PROBLEM: Leave the pictures out and quote every line from the start of the listing to the line with "(0,0) rectangle (911,448);", inclusive.
--- BEGIN RAW DATA ---
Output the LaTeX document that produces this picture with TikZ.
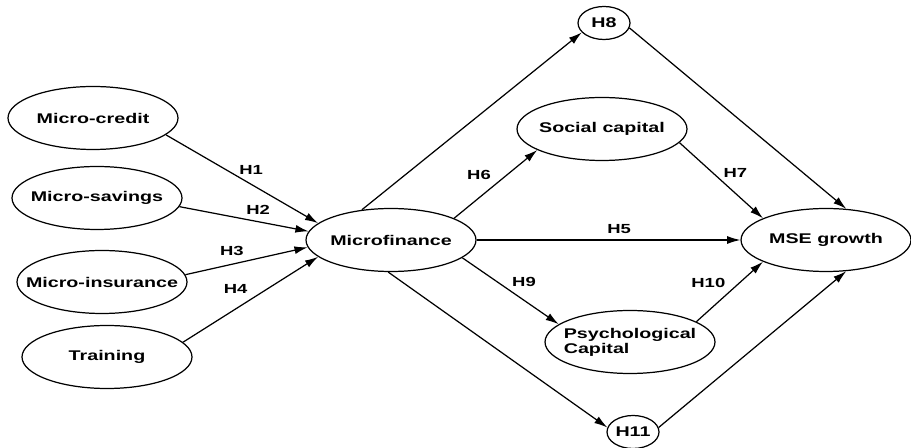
\documentclass[tikz,border=0pt]{standalone}
\usepackage{fontspec}
\newfontfamily\diagfont[FakeStretch=1.4]{Liberation Sans}
\usetikzlibrary{shapes.geometric, arrows.meta}

\tikzset{
    construct/.style={draw, ellipse, line width=0.7pt, minimum width=3.4cm, minimum height=1.26cm, inner xsep=-10pt, inner ysep=0pt, font=\diagfont\bfseries\fontsize{8}{8.5}\selectfont},
    hyp/.style={draw, ellipse, line width=0.7pt, minimum width=1.04cm, minimum height=0.66cm, inner sep=0pt, font=\diagfont\bfseries\fontsize{8}{8}\selectfont},
    link/.style={line width=0.7pt, -{Latex[length=7.5pt, width=4.5pt]}},
    hlab/.style={font=\diagfont\bfseries\fontsize{7.5}{8}\selectfont, inner sep=1pt},
}

\begin{document}
\begin{tikzpicture}[x=0.02cm, y=-0.02cm]
            \useasboundingbox (0,0) rectangle (911,448);

            % Dimensões da microfinança
            \node[construct] (credit) at (93,118) {Micro-credit};
            \node[construct] (savings) at (97,198) {Micro-savings};
            \node[construct] (insurance) at (102,282) {Micro-insurance};
            \node[construct] (training) at (107,357) {Training};

            % Construto central
            \node[construct] (mf) at (391,240) {Microfinance};

            % Mediadores
            \node[hyp] (h8) at (604,23) {H8};
            \node[construct] (social) at (602,129) {Social capital};
            \node[construct, align=left] (psycap) at (630,342) {Psychological\\Capital};
            \node[hyp] (h11) at (633,432) {H11};

            % Resultado
            \node[construct] (mse) at (826,240) {MSE growth};

            % H1 - H4
            \draw[link] (credit.-13) -- node[hlab, pos=0.56, above=4pt] {H1} (mf.167);
            \draw[link] (savings.-6) -- node[hlab, pos=0.61, above=3pt] {H2} (mf.174);
            \draw[link] (insurance.5) -- node[hlab, pos=0.38, above=3.5pt] {H3} (mf.185);
            \draw[link] (training.11) -- node[hlab, pos=0.39, above=7.5pt] {H4} (mf.193);

            % Efeitos diretos e indiretos
            \draw[link] (mf.east) -- node[hlab, pos=0.54, above=2pt] {H5} (mse.west);
            \draw[link] (mf.19) -- node[hlab, pos=0.3, above=9pt] {H6} (social.198);
            \draw[link] (social.-10) -- node[hlab, pos=0.67, above=7.5pt] {H7} (mse.161);
            \draw[link] (mf.-14) -- node[hlab, pos=0.64, above=6.5pt] {H9} (psycap.166);
            \draw[link] (psycap.17) -- node[hlab, pos=0.18, above=12pt] {H10} (mse.199);

            % Caminhos por H8 e H11
            \draw[link] (mf.134) -- (h8.203);
            \draw[link] (h8.-11) -- (mse.57);
            \draw[link] (mf.-95) -- (h11.170);
            \draw[link] (h11.10) -- (mse.-57);
\end{tikzpicture}
\end{document}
--- END RAW DATA ---
SOLUTION TO THIS TASK:
Output the LaTeX document that produces this picture with TikZ.
\documentclass[tikz,border=0pt]{standalone}
\usepackage{fontspec}
\newfontfamily\diagfont[FakeStretch=1.4]{Liberation Sans}
\usetikzlibrary{shapes.geometric, arrows.meta}

\tikzset{
    construct/.style={draw, ellipse, line width=0.7pt, minimum width=3.4cm, minimum height=1.26cm, inner xsep=-10pt, inner ysep=0pt, font=\diagfont\bfseries\fontsize{8}{8.5}\selectfont},
    hyp/.style={draw, ellipse, line width=0.7pt, minimum width=1.04cm, minimum height=0.66cm, inner sep=0pt, font=\diagfont\bfseries\fontsize{8}{8}\selectfont},
    link/.style={line width=0.7pt, -{Latex[length=7.5pt, width=4.5pt]}},
    hlab/.style={font=\diagfont\bfseries\fontsize{7.5}{8}\selectfont, inner sep=1pt},
}

\begin{document}
\begin{tikzpicture}[x=0.02cm, y=-0.02cm]
            \useasboundingbox (0,0) rectangle (911,448);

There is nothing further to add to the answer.